From Kindleberger (The World in Depression, 1929-1939, p. 194):
“In the electoral campaign, Roosevelt charged Hoover with total responsibility for the depression. It’s origin, he said, was entirely within the United States… Hoover, in reply, insisted that the depression had originated abroad.”
Also from Kindleberger, p. 139:
“The Unemployment Insurance Fund, being in deficit, had to be made up by the German government, which thereby suffered a budget deficit. The Socialist Party proposed raising contributions to the fund by a 4 per cent levy largely on government officials, whose contracts provided protection from unemployment.”
In Ireland, the first Fianna Fáil budget of 11 May 1932 included a tax amnesty for those with undeclared overseas accounts.
The settlement would enable them to resolve any outstanding liabilities by paying 75 per cent of the amount owed in outstanding taxes on foreign holdings from 1914 to the present, with no penalties or interest charges.
(Dáil Éireann – Volume 41 – 11 May, 1932 – In Committee on Finance. – Financial Resolutions—Minister’s Statement.)
Ronan Fanning’s book on the Department of Finance, pps. 233-4, reveals that the same government hoped to but failed to cut public service pay.

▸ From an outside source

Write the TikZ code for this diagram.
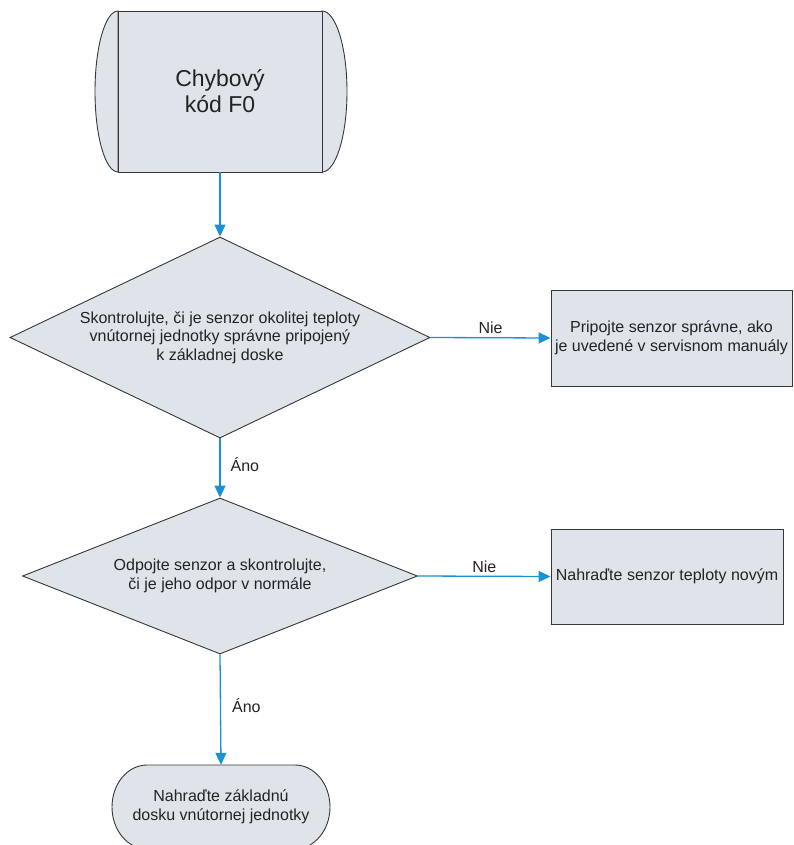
\documentclass[tikz,border=0pt]{standalone}
\usepackage{fontspec}
\setmainfont{Liberation Sans}
\usetikzlibrary{shapes.geometric,arrows.meta}
\definecolor{shapefill}{RGB}{223,228,234}
\definecolor{edgegray}{RGB}{55,55,55}
\definecolor{flowblue}{RGB}{27,144,210}
\definecolor{inkgray}{RGB}{35,35,35}
\begin{document}
\begin{tikzpicture}[x=1pt,y=-1pt,
  outline/.style={draw=edgegray,line width=0.9pt,fill=shapefill},
  decision/.style={outline,diamond,inner sep=0pt},
  actionbox/.style={outline,rectangle,inner sep=0pt,align=center,text=inkgray,
    font=\fontsize{16}{18.5}\selectfont},
  bodytext/.style={align=center,text=inkgray,inner sep=0pt,font=\fontsize{16}{18.5}\selectfont},
  flow/.style={draw=flowblue,line width=1.3pt,-{Triangle[length=12pt,width=11pt]}},
  flowtext/.style={text=inkgray,inner sep=0pt,font=\fontsize{16}{18}\selectfont}
]
\useasboundingbox (0,0) rectangle (794,845);

% start terminal: rectangle with curved side bulges
\filldraw[outline] (118,11) arc[start angle=270,end angle=90,x radius=23,y radius=80.5] -- cycle;
\filldraw[outline] (322,11) arc[start angle=-90,end angle=90,x radius=25,y radius=80.5] -- cycle;
\node[outline,rectangle,minimum width=204pt,minimum height=161pt,inner sep=0pt,
  align=center,text=inkgray,font=\fontsize{23}{26}\selectfont] (start) at (220,91.5) {Chybový\\kód F0};

% first decision
\node[decision,minimum width=420pt,minimum height=201pt] (d1) at (220,337.5) {};
\node[bodytext] (d1text) at (d1.center) {Skontrolujte, či je senzor okolitej teploty\\vnútornej jednotky správne pripojený\\k základnej doske};

% first action
\node[actionbox,minimum width=241pt,minimum height=96pt] (b1) at (671.5,338)
  {Pripojte senzor správne, ako\\je uvedené v servisnom manuály};

% second decision
\node[decision,minimum width=395pt,minimum height=156pt] (d2) at (220,576) {};
\node[bodytext] (d2text) at (d2.center) {Odpojte senzor a skontrolujte,\\či je jeho odpor v normále};

% second action
\node[actionbox,minimum width=232pt,minimum height=95pt] (b2) at (667,576.5)
  {Nahraďte senzor teploty novým};

% end terminal with elliptical ends
\filldraw[outline] (147,765) -- (295,765)
  arc[start angle=-90,end angle=90,x radius=35,y radius=42]
  -- (147,849)
  arc[start angle=90,end angle=270,x radius=35,y radius=42] -- cycle;
\node[bodytext,minimum width=148pt,minimum height=84pt] (finish) at (221,807)
  {Nahraďte základnú\\dosku vnútornej jednotky};

% connectors
\draw[flow] (start.south) -- (d1.north);
\draw[flow] (d1.east) -- node[flowtext,above=3pt] {Nie} (b1.west);
\draw[flow] (d1.south) -- node[flowtext,anchor=west,xshift=10pt,yshift=3pt] {Áno} (d2.north);
\draw[flow] (d2.east) -- node[flowtext,above=3pt] {Nie} (b2.west);
\draw[flow] (d2.south) -- node[flowtext,anchor=west,xshift=11pt,yshift=4pt] {Áno} (finish.north);
\end{tikzpicture}
\end{document}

“This proved a difficult process and the reductions were widely resisted by public servants, including the senior civil servants that the government relied on to implement its policies – some , whose tenure predated the state were threatening to take early retirement under a clause in the 1921 Treaty. The proposed cuts were targeted at higher-paid public servants – including Government ministers. This dispute suggests a strong division of opinion, with the farming community very much in favour of cutting the cost of public services. One minority report to the report on this topic concluded that:
‘Even at the reduced rate there are many competent people who would gladly exchange places with public servants for the next ten years. The discontented State Servant would derive much benefit from a sojourn in the beet fields of Leinster, the cow pasture of the Kerry hills, or turf banks of the Bog of Allen for £1 a week’.”